The cylon plan was to let loose a guy they've kept captive for three years because they thought he would kill Adama? Wow. That's a mighty clev - wait, no, no, wrong word - stupid, yes, that's better, an incredibly mindnumbingly dumb plan. I'm not saying that anything the cylons have ever done is all that... genius, or anything? But usually, it's more sophisticated than a hackneyed attempt to bring up a situation long since passed. Especially a hackneyed attempt which - let's face it - involves elements which have already been done. (How many times are the cylons going to try to directly kill Adama? I'm thinking the answer is 'a lot'.)
I think I'm finally realising that cylon plans are always used to further the plot simply so that writers can mess with characters. And okay, yeah, I'm totally guilty of creating unrealistic external situations and fobbing it off on some element of the story so that I can explore internal characterisation. That's how I recognise it. I don't get paid for my writing, either, so - you know - I'm kind of feeling justified in taking the easy route. I even berate myself for doing so. In a professional product, I think there should really be more to plot than 'but hey, then we can play with someone's Hero complex'. Plot and character could be more intertwined - if we actually got to see characters taking action and making choices and progressing the plot themselves - as opposed to the current "which cylon crazycakes action will fuck them up this week?"
Things which I thought were good;
The Adama Boys Scene? Was surprisingly excellent. Even if I still don't think the motivation for it happening was all that well conceived, I appreciated this scene. We got to see Edward James Olmos and Jamie Bamber acting again, which was nice.

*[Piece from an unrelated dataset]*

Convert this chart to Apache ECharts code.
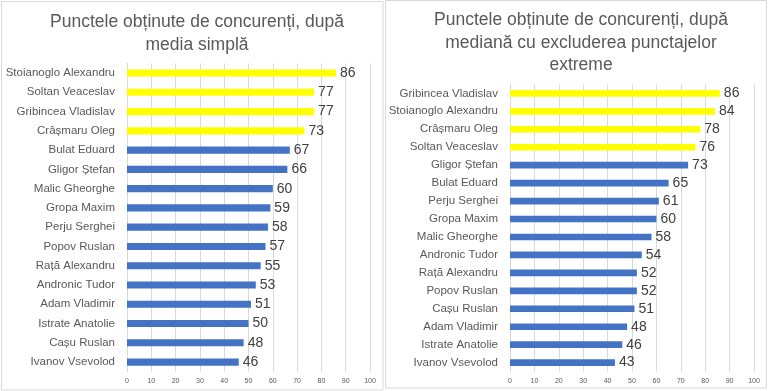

Laura Roslin's a cold hearted bitch in so many ways.
Okay, so Tigh was quite interesting and I liked the ending part with the reconciliation.
I did like the character of Bulldog, and thought the performance was very good. So, points for that, even if his introduction gets a big thumbs down.
The look of the episode was really great. I have to admit, I've been so annoyed with plot and character lately that the fantastic production values of the show have swept over my head, but that is something which has been consistently good - it still looks and sounds like a well-made, well-thought-out show.
I miss that time when I was all about the 'yay' and less about the hyper critical.